Assume the Worst: The Graduation Speech You'll Never Hear by Carl Hiassen with illustrations by Roz Chast is a hilarious realistic view of a college graduate’s future. Written with a fair amount of benign cynicism, this is ultimately brimming with wisdom and hope.
In Conclusion, Don't Worry About It by Lauren Graham offers advice for graduates and reflections for staying true to yourself from the beloved Gilmore Girls actress. Grounded and inspiring and illustrated throughout with illustrations by Graham herself, here is a comforting road map to a happy life.

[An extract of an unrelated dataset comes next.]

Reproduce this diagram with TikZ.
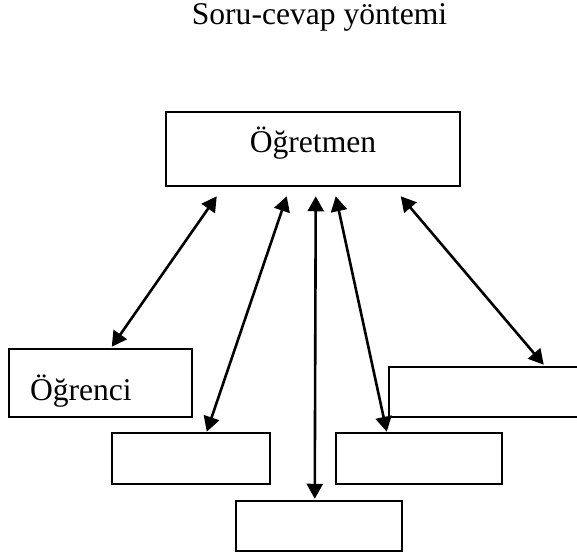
\documentclass[tikz,border=0pt]{standalone}
\usepackage{fontspec}
\setmainfont{Liberation Serif}
\usetikzlibrary{arrows.meta,calc}
\tikzset{
	diagram/.style={x=0.5pt,y=-0.5pt,>={Triangle[length=7.5pt,width=8pt]},
		line width=1.25pt,font=\fontsize{15.8}{19}\selectfont},
	role/.style={draw,rectangle,inner sep=0pt},
	blank/.style={role,minimum width=83pt,minimum height=25.5pt},
	link/.style={<->,line width=1.3pt}
}

\begin{document}
\begin{tikzpicture}[diagram]
	\useasboundingbox (0,0) rectangle (577,558);
	\clip (0,0) rectangle (577,558);
	
	\node[anchor=base] (title) at (319.5,24) {Soru-cevap yöntemi};
	
	\node[role,minimum width=147pt,minimum height=37pt,text height=14pt,text depth=11pt] (ogretmen) at (313,149) {Öğretmen};
	\node[role,minimum height=34pt,text width=70.5pt,inner xsep=10.5pt,align=left,text height=20.5pt,text depth=3.5pt] (ogr1) at (100.5,383) {Öğrenci};
	\node[blank,minimum width=79pt] (ogr2) at (191,458.5) {};
	\node[blank,minimum height=25pt] (ogr3) at (319,526) {};
	\node[blank] (ogr4) at (419,458.5) {};
	\node[blank,minimum width=110pt,minimum height=25pt] (ogr5) at (499,392) {};
	
	\path[link] ([shift={(52,9)}]ogretmen.south west) edge ([shift={(104,-1)}]ogr1.north west);
	\path[link] ([shift={(122,9)}]ogretmen.south west) edge ([shift={(96,0)}]ogr2.north west);
	\path[link] ([shift={(151,9)}]ogretmen.south west) edge ([shift={(80,-1)}]ogr3.north west);
	\path[link] ([shift={(171,9)}]ogretmen.south west) edge ([shift={(52,0)}]ogr4.north west);
	\path[link] ([shift={(236,9)}]ogretmen.south west) edge ([shift={(156,-1)}]ogr5.north west);
\end{tikzpicture}
\end{document}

Everything Left to Remember: My Mother, Our Memories, and a Journey Through the Rocky Mountains by Steph Jagger will resonate with fans of Cheryl Strayed and Glennon Doyle as a beautiful examination of how stories passed down through generations and from Mother Nature bring us the wisdom of who our memories make us.
One Hundred Names for Love by Diane Ackerman is one of my all-time favorite memoirs, illustrating the truth that lovers have their own language – whether or not words are involved.
Becoming a Gardener: What Reading and Digging Taught Me About Living by Catie Marron is a wonderfully designed, full-color personal account of what it means to become a gardener, filled with the intimacy of the highs and lows of the author’s process and how working with nature led her on a path of self-discovery and personal growth.
The Invisible Kingdom: Reimagining Chronic Illness by Meghan O’Rourke offers hope for the sick, solace and insight for their loved ones, and a radical new understanding of our bodies and our health.
Writing for Bliss: A Seven-Step Plan for Telling Your Story and Transforming Your Life by Diana Raab is about reflection, truth, and freedom. With techniques and prompts for both the seasoned and novice writer, it will lead you to tap into your creativity through storytelling and poetry, self-examination and self-discovery.
Conscious Creativity: Look, Connect, Create by Philippa Stanton is a practical, playful guide bursting with inspiration to help bring more color to your life. By opening our senses to what’s around us, we engage with our environments with curiosity-led creative possibilities.
Creativity: A Short and Cheerful Guide by John Cleese is a delight. Drawing on his lifelong experiences as a writer and actor, Cleese shares his insights into the nature of creativity and offers sage advice on how to get your own creative juices flowing.
If you’re feeling stuck, The Practice: Shipping Creative Work by Seth Godin will help you find a way forward with courage and vision. With this book as your guide, you’ll learn to dance with your fear, to take the risks worth taking, and to embrace the empathy required to make work that contributes with authenticity and joy.
Courageous Creativity: Advice and Encouragement for the Creative Life by Sara Zarr makes the claim that being creative is a right and then show us how to get started. This is for anyone who wants to be more creative, but doesn’t know where to start, or for people who’ve been doing creativity for a while but want more inspiration.
Moon: A Peek-Through Picture Book by Britta Teckentrup is as sweet a children’s book as they come. Within its beautifully illustrated pages we discover how the lunar cycles change our relationships and perspectives to the natural world and our places within it.
Bee & Flea and the Compost Caper by Anna Humphrey, illustrated by Mike Deas tells the charming story of a pair of unlikely bug buddies who bring the science of compost heaps to life.
In the Clouds by Elly MacKay is a luminous journey into the sky for daydreamers and cloud enthusiasts big and small. The illustrations are flat out gorgeous!
Christina Soontornvat’s The Last Mapmaker is a visionary tale of adventure set in a Thai-inspired fantasy world. Vivid, suspenseful, and thought-provoking, this tale of identity and integrity is as beautiful and intricate as the maps of old.
Step by Deborah Ellis is a terrific collection of short stories, featuring children who are all turning eleven and stepping into their futures, hungry for adventure and connection.